Because there is no relief for students.
They can not go bankrupt and lose their loans through bankruptcy. You can go bankrupt, get rid of your debt, and keep your noisy F150 if the court agrees. 2nd time, students can not lose their debt. In my answer to Eric, one student had $400,000 in deb which was >than 4-times due to fees, interest out of forbearance, etc. $10,000 would not even touch the principal.
Eric come on, do you ever bother to read up on this stuff? You make silly statements and I am supposed to continuously fill in the gaps you purposely create to frustrate people.
It would be a surprise, if Eric showed up and offered something of substance rather than may dumb remarks which he knows are not true. You are right, student loans have not been addressed and much of these loans are well beyond the original principal. Any forgiveness will more than likely go to fees, interest on forbearance, interest on top of interest. Any students will still be left with excessive debt.
Good to see you again.
The Gov is making the loans. They are being serviced by commercial interests similar to Sallie Mae. Also, any relief will probably never touch the original principle. It will go towards fees, penalties, forbearance interest, etc.
I had some Nat’l Defense Student Loan debt after college & entered the US Army at the tail end of 1968, several months after graduation.

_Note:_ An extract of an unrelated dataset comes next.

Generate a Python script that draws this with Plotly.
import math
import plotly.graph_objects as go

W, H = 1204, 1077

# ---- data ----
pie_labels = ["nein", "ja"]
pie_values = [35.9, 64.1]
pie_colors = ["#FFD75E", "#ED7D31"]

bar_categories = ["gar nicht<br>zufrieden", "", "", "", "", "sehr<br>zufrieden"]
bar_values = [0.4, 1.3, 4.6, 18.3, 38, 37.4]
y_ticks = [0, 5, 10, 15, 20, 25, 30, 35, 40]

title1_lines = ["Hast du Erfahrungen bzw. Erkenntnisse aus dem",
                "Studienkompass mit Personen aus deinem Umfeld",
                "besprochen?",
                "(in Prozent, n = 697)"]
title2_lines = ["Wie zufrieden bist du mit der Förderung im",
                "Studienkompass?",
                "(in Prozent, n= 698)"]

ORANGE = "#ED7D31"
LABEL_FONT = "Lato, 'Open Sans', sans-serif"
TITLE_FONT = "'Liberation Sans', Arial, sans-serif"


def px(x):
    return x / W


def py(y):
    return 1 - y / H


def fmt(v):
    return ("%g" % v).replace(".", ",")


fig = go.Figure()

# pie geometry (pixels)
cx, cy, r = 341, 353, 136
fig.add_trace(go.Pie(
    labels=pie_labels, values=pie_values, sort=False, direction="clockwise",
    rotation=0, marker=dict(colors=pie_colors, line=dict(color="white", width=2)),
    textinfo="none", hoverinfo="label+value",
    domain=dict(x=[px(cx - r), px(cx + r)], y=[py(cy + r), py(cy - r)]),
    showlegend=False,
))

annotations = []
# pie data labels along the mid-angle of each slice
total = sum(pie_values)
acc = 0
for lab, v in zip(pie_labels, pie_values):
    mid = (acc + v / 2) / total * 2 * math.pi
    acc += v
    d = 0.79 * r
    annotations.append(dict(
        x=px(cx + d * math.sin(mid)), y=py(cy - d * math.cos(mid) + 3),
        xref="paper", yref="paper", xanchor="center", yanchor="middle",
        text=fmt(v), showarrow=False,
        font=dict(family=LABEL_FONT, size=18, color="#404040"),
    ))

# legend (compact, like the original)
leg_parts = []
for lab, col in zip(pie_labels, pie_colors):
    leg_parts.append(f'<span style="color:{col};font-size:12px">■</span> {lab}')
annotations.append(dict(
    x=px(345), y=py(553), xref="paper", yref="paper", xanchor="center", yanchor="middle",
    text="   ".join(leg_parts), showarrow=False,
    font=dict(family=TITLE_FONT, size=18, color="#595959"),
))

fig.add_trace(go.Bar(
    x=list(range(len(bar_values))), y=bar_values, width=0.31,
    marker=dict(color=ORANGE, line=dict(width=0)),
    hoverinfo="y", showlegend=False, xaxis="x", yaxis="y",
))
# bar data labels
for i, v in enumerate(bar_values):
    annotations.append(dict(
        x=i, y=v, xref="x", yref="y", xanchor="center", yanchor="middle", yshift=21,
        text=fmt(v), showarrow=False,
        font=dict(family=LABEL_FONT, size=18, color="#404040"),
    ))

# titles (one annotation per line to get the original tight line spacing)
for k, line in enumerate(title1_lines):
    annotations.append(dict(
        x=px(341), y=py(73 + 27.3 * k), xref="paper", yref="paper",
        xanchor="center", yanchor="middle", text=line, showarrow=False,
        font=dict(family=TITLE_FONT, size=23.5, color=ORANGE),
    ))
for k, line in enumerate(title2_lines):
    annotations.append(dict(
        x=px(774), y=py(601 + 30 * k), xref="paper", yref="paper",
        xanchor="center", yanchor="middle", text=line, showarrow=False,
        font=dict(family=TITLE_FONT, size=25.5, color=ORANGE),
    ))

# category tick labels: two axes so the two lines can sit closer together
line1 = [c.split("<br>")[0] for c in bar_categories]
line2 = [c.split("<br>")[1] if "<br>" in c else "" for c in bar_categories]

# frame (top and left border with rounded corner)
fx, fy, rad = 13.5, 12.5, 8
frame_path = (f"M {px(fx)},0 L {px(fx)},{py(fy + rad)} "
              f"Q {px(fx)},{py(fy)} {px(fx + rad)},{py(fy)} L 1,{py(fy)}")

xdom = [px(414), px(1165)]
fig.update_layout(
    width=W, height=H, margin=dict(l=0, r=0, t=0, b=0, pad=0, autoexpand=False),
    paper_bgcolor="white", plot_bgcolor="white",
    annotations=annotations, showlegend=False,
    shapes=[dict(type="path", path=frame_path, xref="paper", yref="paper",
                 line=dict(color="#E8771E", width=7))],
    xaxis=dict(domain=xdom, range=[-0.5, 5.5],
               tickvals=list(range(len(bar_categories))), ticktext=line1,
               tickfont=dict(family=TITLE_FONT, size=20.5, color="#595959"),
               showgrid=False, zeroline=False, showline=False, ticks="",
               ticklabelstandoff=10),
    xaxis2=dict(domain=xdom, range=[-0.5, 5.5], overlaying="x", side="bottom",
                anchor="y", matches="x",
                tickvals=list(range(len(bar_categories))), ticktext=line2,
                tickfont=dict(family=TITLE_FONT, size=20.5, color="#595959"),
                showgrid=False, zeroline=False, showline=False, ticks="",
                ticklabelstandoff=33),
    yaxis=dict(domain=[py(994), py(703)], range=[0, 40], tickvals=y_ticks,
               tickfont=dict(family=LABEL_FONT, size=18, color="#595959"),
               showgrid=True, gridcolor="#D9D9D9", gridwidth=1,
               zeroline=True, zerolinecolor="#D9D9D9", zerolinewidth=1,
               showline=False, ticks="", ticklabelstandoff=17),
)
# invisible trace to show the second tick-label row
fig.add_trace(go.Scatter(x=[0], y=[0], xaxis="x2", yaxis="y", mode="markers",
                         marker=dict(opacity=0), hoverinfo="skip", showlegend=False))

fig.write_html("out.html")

Ended up as an electronics instructor for several years – that was my military ‘job’ (‘Good duty’ as we used to say.) Somewhere in that period began paying off my student loan debt, which was modest but so was my Army pay. ‘Teachers’ were receiving educational debt relief even then. ‘Instructors’ got no relief whatsoever. So be it. I had it very easy, however – that’s why I barely consider myself a ‘veteran’. I don’t begrudge those who can get student debt relief from the guv’mint, but I don’t advocate for it either.